Instructions for the task: Give back, word for word, only the lines from the opening of the records through the one with "(11,12) -- (771,12);". Pictures stay out.

Data lines:

>>

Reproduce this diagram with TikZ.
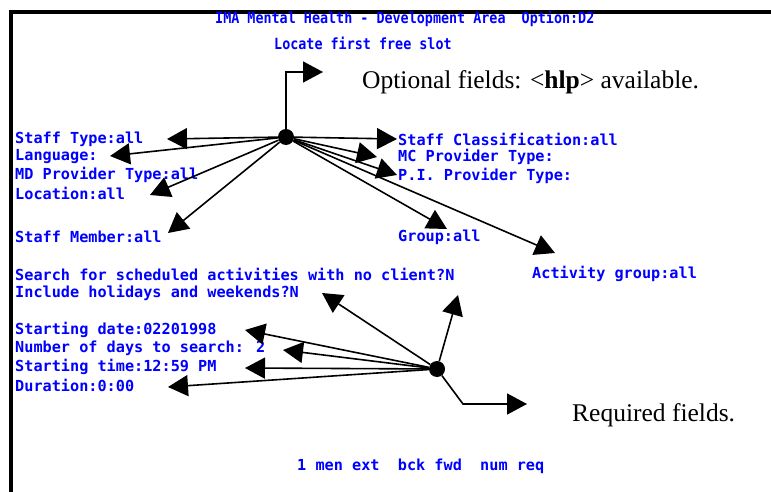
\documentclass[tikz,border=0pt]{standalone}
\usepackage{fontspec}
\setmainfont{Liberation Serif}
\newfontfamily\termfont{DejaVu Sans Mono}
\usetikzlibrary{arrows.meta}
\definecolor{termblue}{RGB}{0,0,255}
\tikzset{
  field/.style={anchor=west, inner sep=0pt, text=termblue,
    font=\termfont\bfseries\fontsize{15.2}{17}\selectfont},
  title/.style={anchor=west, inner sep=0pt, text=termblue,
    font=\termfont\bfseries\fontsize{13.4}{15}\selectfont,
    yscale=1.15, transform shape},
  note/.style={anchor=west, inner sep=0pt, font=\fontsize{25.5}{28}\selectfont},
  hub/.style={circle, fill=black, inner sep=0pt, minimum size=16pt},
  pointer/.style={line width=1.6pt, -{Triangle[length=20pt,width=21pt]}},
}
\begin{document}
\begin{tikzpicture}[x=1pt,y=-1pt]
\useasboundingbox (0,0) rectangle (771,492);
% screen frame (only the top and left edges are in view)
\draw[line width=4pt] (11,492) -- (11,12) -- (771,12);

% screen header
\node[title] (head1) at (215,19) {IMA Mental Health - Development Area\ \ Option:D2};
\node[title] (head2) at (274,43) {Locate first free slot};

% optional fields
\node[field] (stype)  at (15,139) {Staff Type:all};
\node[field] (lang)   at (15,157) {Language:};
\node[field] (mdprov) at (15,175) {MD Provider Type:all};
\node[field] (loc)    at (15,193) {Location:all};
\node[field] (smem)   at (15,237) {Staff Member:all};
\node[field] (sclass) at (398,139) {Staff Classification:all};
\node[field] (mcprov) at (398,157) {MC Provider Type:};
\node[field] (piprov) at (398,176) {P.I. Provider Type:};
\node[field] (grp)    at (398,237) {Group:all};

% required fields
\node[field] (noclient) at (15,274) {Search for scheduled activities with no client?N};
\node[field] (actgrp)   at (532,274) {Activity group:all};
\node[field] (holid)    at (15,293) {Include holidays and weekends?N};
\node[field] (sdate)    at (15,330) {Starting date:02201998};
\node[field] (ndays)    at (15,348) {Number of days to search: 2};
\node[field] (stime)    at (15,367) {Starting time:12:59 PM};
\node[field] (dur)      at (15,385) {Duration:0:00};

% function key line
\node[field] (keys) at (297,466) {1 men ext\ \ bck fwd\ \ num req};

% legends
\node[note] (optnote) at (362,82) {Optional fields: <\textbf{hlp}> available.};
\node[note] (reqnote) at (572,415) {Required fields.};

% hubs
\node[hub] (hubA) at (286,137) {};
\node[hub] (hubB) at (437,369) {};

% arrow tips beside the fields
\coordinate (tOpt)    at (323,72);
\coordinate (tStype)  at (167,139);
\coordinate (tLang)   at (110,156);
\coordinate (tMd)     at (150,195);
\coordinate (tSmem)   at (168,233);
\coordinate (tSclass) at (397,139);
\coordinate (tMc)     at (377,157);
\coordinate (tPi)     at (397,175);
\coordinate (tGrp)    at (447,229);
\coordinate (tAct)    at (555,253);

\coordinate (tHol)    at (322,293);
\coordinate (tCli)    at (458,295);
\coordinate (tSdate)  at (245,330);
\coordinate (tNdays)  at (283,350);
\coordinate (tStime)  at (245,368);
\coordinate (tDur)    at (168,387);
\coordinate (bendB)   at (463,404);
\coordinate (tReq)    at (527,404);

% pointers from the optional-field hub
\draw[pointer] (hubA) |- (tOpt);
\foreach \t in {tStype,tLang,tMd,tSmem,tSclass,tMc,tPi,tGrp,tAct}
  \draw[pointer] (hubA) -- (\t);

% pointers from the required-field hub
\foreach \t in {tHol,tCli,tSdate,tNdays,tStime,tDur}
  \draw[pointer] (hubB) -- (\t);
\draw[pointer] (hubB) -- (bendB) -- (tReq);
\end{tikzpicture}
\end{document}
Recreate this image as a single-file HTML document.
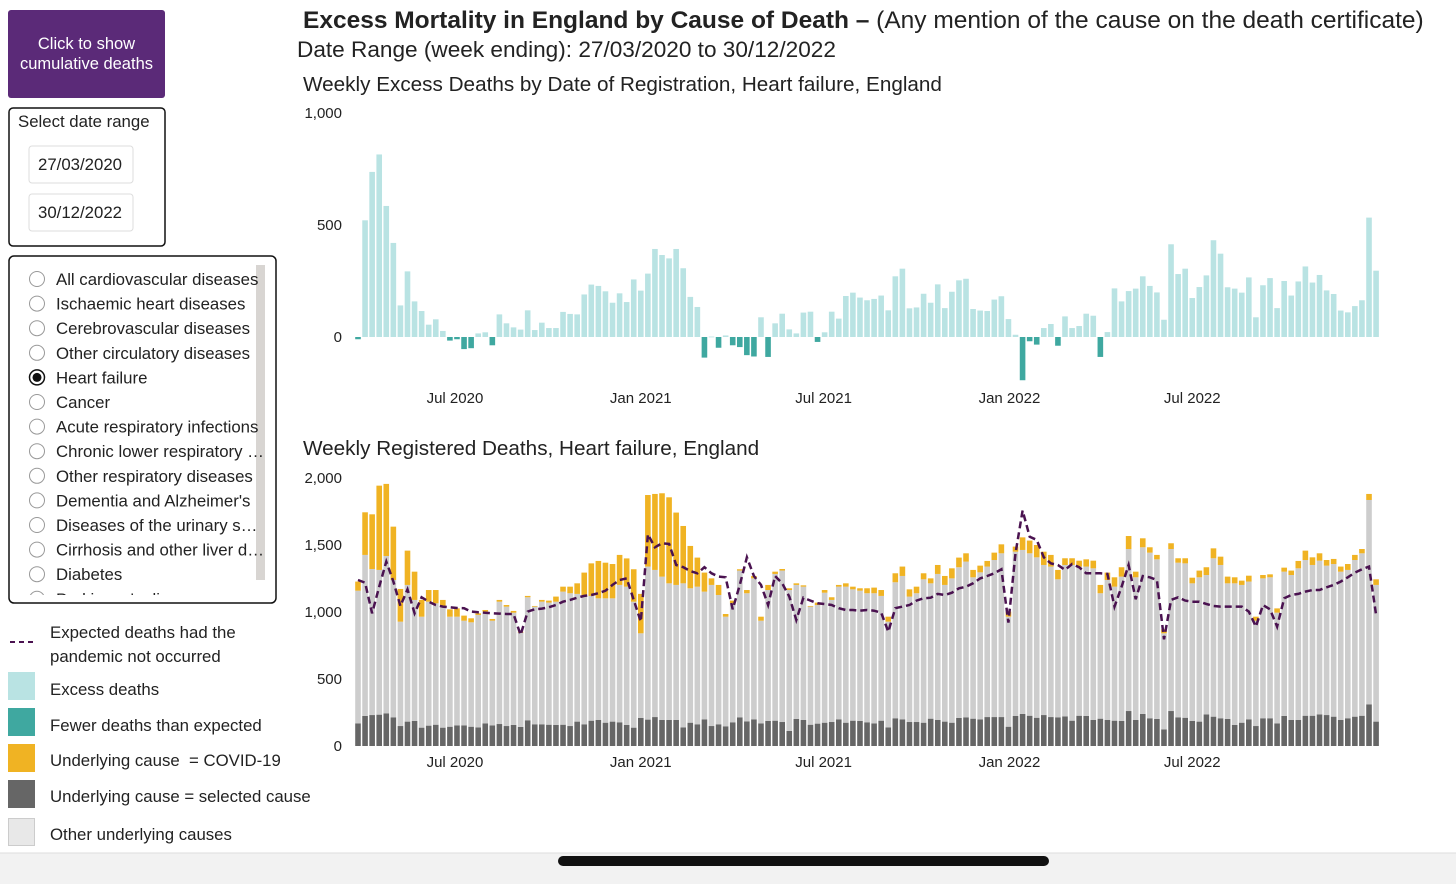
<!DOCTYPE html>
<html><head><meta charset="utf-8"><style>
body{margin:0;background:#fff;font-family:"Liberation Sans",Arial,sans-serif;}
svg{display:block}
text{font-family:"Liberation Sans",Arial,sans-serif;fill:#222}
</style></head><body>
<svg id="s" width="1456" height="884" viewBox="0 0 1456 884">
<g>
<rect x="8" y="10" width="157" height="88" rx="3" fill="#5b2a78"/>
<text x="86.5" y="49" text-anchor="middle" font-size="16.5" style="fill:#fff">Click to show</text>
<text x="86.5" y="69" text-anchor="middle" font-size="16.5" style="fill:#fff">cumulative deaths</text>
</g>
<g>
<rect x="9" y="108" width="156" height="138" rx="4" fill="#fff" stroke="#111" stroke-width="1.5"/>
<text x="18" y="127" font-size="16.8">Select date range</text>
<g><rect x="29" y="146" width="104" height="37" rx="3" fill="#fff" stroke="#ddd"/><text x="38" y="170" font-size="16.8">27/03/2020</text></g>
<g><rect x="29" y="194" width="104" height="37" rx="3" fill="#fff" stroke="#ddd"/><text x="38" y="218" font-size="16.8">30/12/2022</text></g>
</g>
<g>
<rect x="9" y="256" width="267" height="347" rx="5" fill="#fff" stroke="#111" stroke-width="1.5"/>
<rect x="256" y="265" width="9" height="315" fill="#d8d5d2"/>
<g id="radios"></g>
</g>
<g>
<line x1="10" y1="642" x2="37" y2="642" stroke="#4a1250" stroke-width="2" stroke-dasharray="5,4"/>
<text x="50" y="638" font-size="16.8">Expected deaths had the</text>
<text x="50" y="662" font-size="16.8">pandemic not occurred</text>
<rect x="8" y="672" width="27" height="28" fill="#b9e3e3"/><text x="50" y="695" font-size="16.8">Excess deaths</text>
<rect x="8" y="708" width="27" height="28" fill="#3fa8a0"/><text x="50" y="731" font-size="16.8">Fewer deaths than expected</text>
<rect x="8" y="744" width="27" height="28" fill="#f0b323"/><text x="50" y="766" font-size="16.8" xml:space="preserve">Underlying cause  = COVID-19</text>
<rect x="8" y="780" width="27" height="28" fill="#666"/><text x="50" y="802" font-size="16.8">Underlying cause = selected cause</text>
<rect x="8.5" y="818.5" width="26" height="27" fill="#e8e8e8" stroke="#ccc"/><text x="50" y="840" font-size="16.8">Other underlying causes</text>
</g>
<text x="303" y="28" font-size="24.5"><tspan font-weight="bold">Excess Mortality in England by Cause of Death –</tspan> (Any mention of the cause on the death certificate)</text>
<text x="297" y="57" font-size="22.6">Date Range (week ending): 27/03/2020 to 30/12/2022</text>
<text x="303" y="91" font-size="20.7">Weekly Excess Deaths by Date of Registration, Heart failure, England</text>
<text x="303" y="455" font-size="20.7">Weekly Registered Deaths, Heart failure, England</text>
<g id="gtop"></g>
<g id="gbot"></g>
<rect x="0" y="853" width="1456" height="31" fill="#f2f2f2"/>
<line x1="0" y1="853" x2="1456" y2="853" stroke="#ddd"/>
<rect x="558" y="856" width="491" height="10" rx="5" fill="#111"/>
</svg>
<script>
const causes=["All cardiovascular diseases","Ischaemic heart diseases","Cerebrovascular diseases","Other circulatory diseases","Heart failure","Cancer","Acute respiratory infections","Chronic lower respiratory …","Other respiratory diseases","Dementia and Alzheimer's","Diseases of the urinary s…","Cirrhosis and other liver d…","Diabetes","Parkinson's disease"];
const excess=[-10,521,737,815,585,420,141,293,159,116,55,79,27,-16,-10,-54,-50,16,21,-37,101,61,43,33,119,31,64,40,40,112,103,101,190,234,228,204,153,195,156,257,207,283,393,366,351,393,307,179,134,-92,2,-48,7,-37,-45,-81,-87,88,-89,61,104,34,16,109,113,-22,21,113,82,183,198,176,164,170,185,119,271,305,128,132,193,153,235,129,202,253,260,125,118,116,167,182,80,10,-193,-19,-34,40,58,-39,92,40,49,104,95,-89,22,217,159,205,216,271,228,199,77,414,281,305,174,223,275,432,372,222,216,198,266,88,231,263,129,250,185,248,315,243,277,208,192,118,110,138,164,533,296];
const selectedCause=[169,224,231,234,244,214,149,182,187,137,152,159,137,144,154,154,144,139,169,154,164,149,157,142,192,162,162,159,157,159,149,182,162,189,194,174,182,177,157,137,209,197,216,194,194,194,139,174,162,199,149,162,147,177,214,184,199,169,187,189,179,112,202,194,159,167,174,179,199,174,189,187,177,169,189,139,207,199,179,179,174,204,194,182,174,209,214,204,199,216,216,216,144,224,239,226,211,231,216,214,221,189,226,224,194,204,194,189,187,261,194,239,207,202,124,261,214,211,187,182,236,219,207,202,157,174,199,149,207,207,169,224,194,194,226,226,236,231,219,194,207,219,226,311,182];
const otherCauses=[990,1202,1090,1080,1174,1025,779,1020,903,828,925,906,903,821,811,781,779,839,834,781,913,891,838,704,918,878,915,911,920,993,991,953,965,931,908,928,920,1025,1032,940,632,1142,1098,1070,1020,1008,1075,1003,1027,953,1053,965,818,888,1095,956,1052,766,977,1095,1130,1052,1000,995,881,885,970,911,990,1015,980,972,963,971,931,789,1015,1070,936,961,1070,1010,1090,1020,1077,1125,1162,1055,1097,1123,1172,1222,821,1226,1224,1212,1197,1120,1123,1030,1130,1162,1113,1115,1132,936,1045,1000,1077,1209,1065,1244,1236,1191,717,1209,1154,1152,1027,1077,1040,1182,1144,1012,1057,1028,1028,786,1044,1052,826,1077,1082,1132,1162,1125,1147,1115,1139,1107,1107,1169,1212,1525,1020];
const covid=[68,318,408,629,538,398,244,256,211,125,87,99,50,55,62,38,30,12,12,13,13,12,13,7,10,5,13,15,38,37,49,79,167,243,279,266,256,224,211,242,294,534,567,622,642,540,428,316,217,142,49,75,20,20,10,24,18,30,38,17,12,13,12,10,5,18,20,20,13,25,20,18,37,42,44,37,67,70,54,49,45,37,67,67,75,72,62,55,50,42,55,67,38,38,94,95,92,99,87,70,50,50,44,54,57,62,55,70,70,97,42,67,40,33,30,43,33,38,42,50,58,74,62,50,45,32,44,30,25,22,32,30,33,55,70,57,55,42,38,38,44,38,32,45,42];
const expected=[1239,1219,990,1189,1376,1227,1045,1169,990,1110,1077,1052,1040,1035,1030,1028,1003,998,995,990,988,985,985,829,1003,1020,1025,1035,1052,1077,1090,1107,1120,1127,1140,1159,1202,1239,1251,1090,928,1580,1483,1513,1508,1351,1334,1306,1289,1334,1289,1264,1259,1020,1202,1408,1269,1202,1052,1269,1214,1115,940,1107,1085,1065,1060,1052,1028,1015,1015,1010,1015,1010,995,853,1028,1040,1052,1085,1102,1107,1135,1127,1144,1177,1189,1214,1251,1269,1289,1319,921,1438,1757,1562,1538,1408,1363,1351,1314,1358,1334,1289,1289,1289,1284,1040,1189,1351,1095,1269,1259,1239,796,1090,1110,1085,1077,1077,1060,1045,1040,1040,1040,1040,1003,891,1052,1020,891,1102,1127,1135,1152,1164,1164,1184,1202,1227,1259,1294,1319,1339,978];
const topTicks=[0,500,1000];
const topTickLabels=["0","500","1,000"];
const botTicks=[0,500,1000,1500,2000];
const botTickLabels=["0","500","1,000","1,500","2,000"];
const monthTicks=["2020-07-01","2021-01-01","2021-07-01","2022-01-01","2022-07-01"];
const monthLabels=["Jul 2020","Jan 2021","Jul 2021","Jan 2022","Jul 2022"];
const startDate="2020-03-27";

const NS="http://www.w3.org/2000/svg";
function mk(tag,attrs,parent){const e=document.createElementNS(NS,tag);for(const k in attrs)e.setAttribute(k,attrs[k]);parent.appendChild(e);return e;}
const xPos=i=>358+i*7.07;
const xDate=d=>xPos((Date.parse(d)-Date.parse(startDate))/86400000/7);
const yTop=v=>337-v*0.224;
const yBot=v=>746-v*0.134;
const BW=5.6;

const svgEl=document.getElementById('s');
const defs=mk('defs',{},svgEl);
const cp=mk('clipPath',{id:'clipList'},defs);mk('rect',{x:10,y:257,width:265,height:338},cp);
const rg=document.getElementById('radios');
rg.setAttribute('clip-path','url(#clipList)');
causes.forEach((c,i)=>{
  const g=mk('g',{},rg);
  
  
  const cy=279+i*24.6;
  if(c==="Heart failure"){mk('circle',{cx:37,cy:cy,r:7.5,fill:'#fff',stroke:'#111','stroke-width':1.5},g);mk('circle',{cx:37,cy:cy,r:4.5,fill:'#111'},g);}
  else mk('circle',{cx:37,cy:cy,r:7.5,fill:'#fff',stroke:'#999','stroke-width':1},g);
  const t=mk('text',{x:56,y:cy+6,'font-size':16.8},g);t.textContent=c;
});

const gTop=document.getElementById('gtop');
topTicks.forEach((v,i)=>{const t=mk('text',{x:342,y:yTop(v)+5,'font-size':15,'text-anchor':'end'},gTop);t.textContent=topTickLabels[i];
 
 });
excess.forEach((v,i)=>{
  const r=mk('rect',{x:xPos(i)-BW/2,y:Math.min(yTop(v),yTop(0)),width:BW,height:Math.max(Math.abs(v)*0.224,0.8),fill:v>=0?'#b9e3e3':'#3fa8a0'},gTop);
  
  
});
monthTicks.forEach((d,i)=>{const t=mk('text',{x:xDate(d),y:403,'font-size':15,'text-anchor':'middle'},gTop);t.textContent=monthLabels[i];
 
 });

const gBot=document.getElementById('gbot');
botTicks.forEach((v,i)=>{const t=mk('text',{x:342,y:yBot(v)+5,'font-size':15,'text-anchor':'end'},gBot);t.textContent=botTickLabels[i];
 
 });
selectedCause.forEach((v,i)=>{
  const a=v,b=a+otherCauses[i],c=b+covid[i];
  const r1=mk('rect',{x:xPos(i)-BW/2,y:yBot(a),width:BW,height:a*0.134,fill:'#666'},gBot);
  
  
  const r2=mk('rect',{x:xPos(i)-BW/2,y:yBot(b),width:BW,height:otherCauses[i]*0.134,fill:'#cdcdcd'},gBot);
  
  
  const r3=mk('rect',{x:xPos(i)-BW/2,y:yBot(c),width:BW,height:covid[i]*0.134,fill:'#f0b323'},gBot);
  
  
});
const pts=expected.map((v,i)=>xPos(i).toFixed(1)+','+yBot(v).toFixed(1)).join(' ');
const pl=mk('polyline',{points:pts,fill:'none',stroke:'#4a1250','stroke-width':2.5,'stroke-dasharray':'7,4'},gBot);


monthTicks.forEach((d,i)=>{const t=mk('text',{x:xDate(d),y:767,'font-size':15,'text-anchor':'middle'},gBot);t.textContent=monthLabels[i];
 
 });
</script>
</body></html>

<<

The result:
Reproduce this diagram with TikZ.
\documentclass[tikz,border=0pt]{standalone}
\usepackage{fontspec}
\setmainfont{Liberation Serif}
\newfontfamily\termfont{DejaVu Sans Mono}
\usetikzlibrary{arrows.meta}
\definecolor{termblue}{RGB}{0,0,255}
\tikzset{
  field/.style={anchor=west, inner sep=0pt, text=termblue,
    font=\termfont\bfseries\fontsize{15.2}{17}\selectfont},
  title/.style={anchor=west, inner sep=0pt, text=termblue,
    font=\termfont\bfseries\fontsize{13.4}{15}\selectfont,
    yscale=1.15, transform shape},
  note/.style={anchor=west, inner sep=0pt, font=\fontsize{25.5}{28}\selectfont},
  hub/.style={circle, fill=black, inner sep=0pt, minimum size=16pt},
  pointer/.style={line width=1.6pt, -{Triangle[length=20pt,width=21pt]}},
}
\begin{document}
\begin{tikzpicture}[x=1pt,y=-1pt]
\useasboundingbox (0,0) rectangle (771,492);
% screen frame (only the top and left edges are in view)
\draw[line width=4pt] (11,492) -- (11,12) -- (771,12);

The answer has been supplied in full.